Question

Let R be a relation on the set N of natural numbers defined by $nRm \Leftrightarrow {\text{n}}$ is a factor of m(i.e. n|m).Then R is-
A. Reflexive and symmetric
B. Transitive and symmetric
C. Equivalence
D. Reflexive, transitive but not symmetric

Answer 1

Hint: Any relation can be classified as reflexive, symmetric and transitive. If aRa exists in the relation, then it is said to be reflexive. If aRb and bRa both exist in the relation, then it is said to be symmetric. If aRb and bRc exist implies that aRc also exists, the relation is transitive.

Complete step-by-step answer:
For the relation to be reflexive, nRn should be satisfied, that is n is a factor of n. We know that every number is a factor of itself. Hence, nRn is satisfied. The relation R is reflexive.

For the relation to be symmetric, if nRm is satisfied then mRn should also be satisfied. That is if n is a factor of m then m is also a factor of n. We can use an example to check this-
(2, 6) implies that 2 is a factor of 6, which is true. But 6 is not a factor of 2, this means that the given relation is not symmetric.

For a relation to be transitive, if nRm and mRk are satisfied then nRk is also satisfied. For example,
(2, 6) => 2 is a factor of 6 which is true.
(6, 12) => 6 is a factor of 12 which is true.
Now we will check the condition for (2, 12). We know clearly that 2 is a factor of 12. Hence, the condition for transitivity is satisfied. The given relation is transitive.

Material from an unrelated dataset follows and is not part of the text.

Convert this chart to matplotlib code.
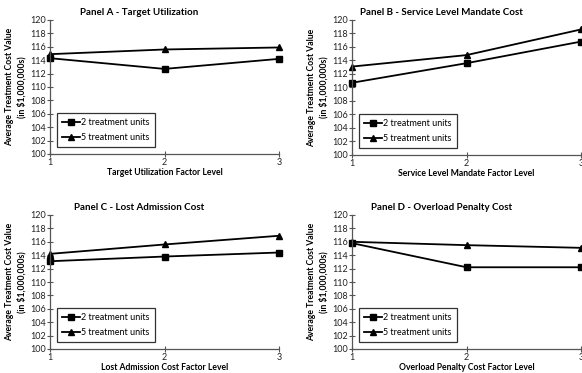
import matplotlib.pyplot as plt

# factor levels and average treatment cost values ($1,000,000s)
levels = [1, 2, 3]

titles = ['Panel A - Target Utilization', 'Panel B - Service Level Mandate Cost',
          'Panel C - Lost Admission Cost', 'Panel D - Overload Penalty Cost']
xlabels = ['Target Utilization Factor Level', 'Service Level Mandate Factor Level',
           'Lost Admission Cost Factor Level', 'Overload Penalty Cost Factor Level']

units2_a = [114.3, 112.7, 114.2]
units5_a = [114.9, 115.6, 115.9]
units2_b = [110.7, 113.6, 116.8]
units5_b = [113.1, 114.8, 118.6]
units2_c = [113.1, 113.8, 114.4]
units5_c = [114.2, 115.6, 116.9]
units2_d = [115.8, 112.2, 112.2]
units5_d = [116.0, 115.5, 115.1]

series2 = [units2_a, units2_b, units2_c, units2_d]
series5 = [units5_a, units5_b, units5_c, units5_d]

plt.rcParams['font.family'] = ['Lato', 'DejaVu Sans']

fig = plt.figure(figsize=(5.82, 3.73), dpi=100)
W, H = 582, 373
# axes boxes in pixels: left, top, right, bottom
boxes = [(50, 20, 279, 154), (352, 20, 581, 155),
         (50, 215, 279, 349), (352, 215, 581, 349)]

axis_col = '#555555'
for i, (l, t, r, b) in enumerate(boxes):
    ax = fig.add_axes([l / W, 1 - b / H, (r - l) / W, (b - t) / H])
    ax.plot(levels, series2[i], color='black', lw=1.3, marker='s', ms=4.3,
            label='2 treatment units', clip_on=False)
    ax.plot(levels, series5[i], color='black', lw=1.3, marker='^', ms=4.3,
            label='5 treatment units', clip_on=False)
    ax.set_xlim(1, 3)
    ax.set_ylim(100, 120)
    ax.set_xticks(levels)
    ax.set_yticks(range(100, 121, 2))
    for s in ['top', 'right']:
        ax.spines[s].set_visible(False)
    for s in ['left', 'bottom']:
        ax.spines[s].set_color(axis_col)
        ax.spines[s].set_linewidth(0.9)
    ax.tick_params(direction='inout', length=4, width=0.8, color=axis_col,
                   labelsize=6.5, labelcolor='#222222', pad=1)
    ax.set_xlabel(xlabels[i], fontsize=6.2, fontweight='bold', labelpad=0.5)
    ax.set_ylabel('Average Treatment Cost Value\n(in $1,000,000s)', fontsize=6.2,
                  fontweight='bold', labelpad=2.5, linespacing=1.35)
    ax.text(0.39, 1.055, titles[i], transform=ax.transAxes, ha='center', va='center',
            fontsize=7, fontweight='bold')
    leg = ax.legend(loc='lower left', bbox_to_anchor=(0.03, 0.05), fontsize=6.5,
                    frameon=True, fancybox=False, handlelength=2.0,
                    handletextpad=0.15, labelspacing=0.7, borderpad=0.55,
                    borderaxespad=0)
    leg.get_frame().set_edgecolor('black')
    leg.get_frame().set_linewidth(0.9)

fig.savefig('out.png', dpi=100)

The relation R is reflexive and transitive. The correct option is D.

Note: It is important to check carefully for each condition. It is also recommended to check and verify each condition using a suitable example. Even if one case is false, the condition is not verified. Also if it is not possible to prove that relation is symmetric, reflexive or transitive, then use a suitable example to show that it is not.